--- START ---

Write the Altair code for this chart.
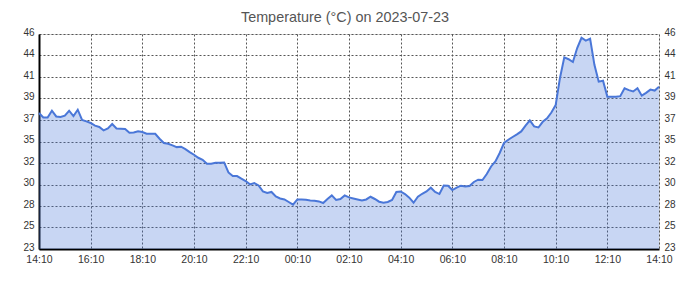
import altair as alt
import pandas as pd

# Temperature every 10 minutes from 14:10 (2023-07-23) to 14:10 next day
TEMPS = [
    37.55, 37.07, 37.07, 37.79, 37.18, 37.12, 37.26, 37.79, 37.22, 37.90,
    36.80, 36.65, 36.48, 36.19, 36.05, 35.69, 35.90, 36.37, 35.90, 35.87,
    35.83, 35.44, 35.47, 35.60, 35.51, 35.33, 35.33, 35.33, 34.80, 34.34,
    34.26, 34.08, 33.90, 33.94, 33.69, 33.37, 33.08, 32.76, 32.55, 32.12,
    32.12, 32.23, 32.23, 32.26, 31.19, 30.80, 30.80, 30.52, 30.27, 29.91,
    30.06, 29.80, 29.16, 28.99, 29.10, 28.63, 28.41, 28.30, 28.03, 27.74,
    28.30, 28.30, 28.27, 28.20, 28.17, 28.09, 27.92, 28.35, 28.73, 28.24,
    28.35, 28.73, 28.52, 28.41, 28.30, 28.20, 28.30, 28.59, 28.35, 28.06,
    27.95, 28.03, 28.24, 29.10, 29.16, 28.88, 28.49, 27.95, 28.59, 28.91,
    29.16, 29.56, 29.10, 28.88, 29.80, 29.77, 29.31, 29.56, 29.77, 29.70,
    29.74, 30.17, 30.41, 30.38, 31.02, 31.83, 32.37, 33.27, 34.34, 34.69,
    34.98, 35.26, 35.58, 36.19, 36.76, 36.12, 36.00, 36.61, 36.97, 37.60,
    38.40, 41.30, 43.50, 43.30, 43.00, 44.50, 45.60, 45.30, 45.50, 42.70,
    40.90, 41.00, 39.30, 39.30, 39.30, 39.35, 40.20, 40.00, 39.85, 40.20,
    39.40, 39.70, 40.05, 39.95, 40.35,
]
STEP_MIN = 10
Y_MIN, Y_MAX = 23, 46
Y_TICKS = [23, 25.3, 27.6, 29.9, 32.2, 34.5, 36.8, 39.1, 41.4, 43.7, 46]
X_GRID = list(range(0, 1441, 60))
TITLE = "Temperature (°C) on 2023-07-23"

df = pd.DataFrame({"min": [i * STEP_MIN for i in range(len(TEMPS))], "temp": TEMPS})

FONT = "Liberation Sans"
LINE = "#4a77d8"
GRID = "#555555"
DASH = [2, 2]

x_enc = alt.X(
    "min:Q",
    scale=alt.Scale(domain=[0, 1440], nice=False, zero=False),
    axis=alt.Axis(
        values=X_GRID,
        labelExpr="datum.value % 120 == 0 ? timeFormat(datetime(2023, 6, 23, 14, 10 + datum.value), '%H:%M') : ''",
        title=None, grid=True, gridDash=DASH, gridColor=GRID, gridOpacity=1,
        ticks=False, tickSize=0, labelPadding=5, domainColor="#000000", domainWidth=2,
        labelFont=FONT, labelFontSize=10.5, labelColor="#333333", labelOverlap=False,
        labelFlush=False, labelBound=False,
    ),
)

y_scale = alt.Scale(domain=[Y_MIN, Y_MAX], nice=False, zero=False)
lbl = "format(round(datum.value), 'd')"

area = alt.Chart(df).mark_area(color=LINE, opacity=0.3, clip=True).encode(
    x=x_enc,
    y=alt.Y("temp:Q", scale=y_scale, axis=alt.Axis(
        values=Y_TICKS, labelExpr=lbl, orient="left", title=None,
        grid=True, gridDash=DASH, gridColor=GRID, gridOpacity=1,
        ticks=False, tickSize=0, labelPadding=5, labelOffset=-2,
        domainColor="#000000", domainWidth=2,
        labelFont=FONT, labelFontSize=10, labelColor="#333333",
        labelFlush=False, labelBound=False,
    )),
    y2=alt.datum(Y_MIN),
)

line = alt.Chart(df).mark_line(color=LINE, strokeWidth=2).encode(
    x=alt.X("min:Q", scale=alt.Scale(domain=[0, 1440], nice=False, zero=False)),
    y=alt.Y("temp:Q", scale=y_scale, axis=alt.Axis(
        values=Y_TICKS, labelExpr=lbl, orient="right", title=None,
        grid=False, domain=False, ticks=False, tickSize=0, labelPadding=5,
        labelOffset=-2,
        labelFont=FONT, labelFontSize=10, labelColor="#333333",
        labelFlush=False, labelBound=False,
    )),
)

chart = (
    alt.layer(area, line)
    .resolve_scale(y="independent")
    .properties(
        width=620, height=215,
        title=alt.TitleParams(TITLE, font=FONT, fontSize=14.4, fontWeight="normal",
                              color="#555555", anchor="middle", offset=2, dx=-4),
        autosize=alt.AutoSizeParams(type="none"),
        padding={"left": 39, "top": 34, "right": 31, "bottom": 36},
    )
    .configure_view(strokeWidth=0)
    .configure(background="#ffffff")
)

chart.save("out.html", embed_options={"renderer": "svg", "actions": False})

--- END ---

What you are asked to do:
Leave out the pictures, then repeat the listing above exactly from its first line to the line with "import pandas as pd", inclusive.

Written answer:
Write the Altair code for this chart.
import altair as alt
import pandas as pd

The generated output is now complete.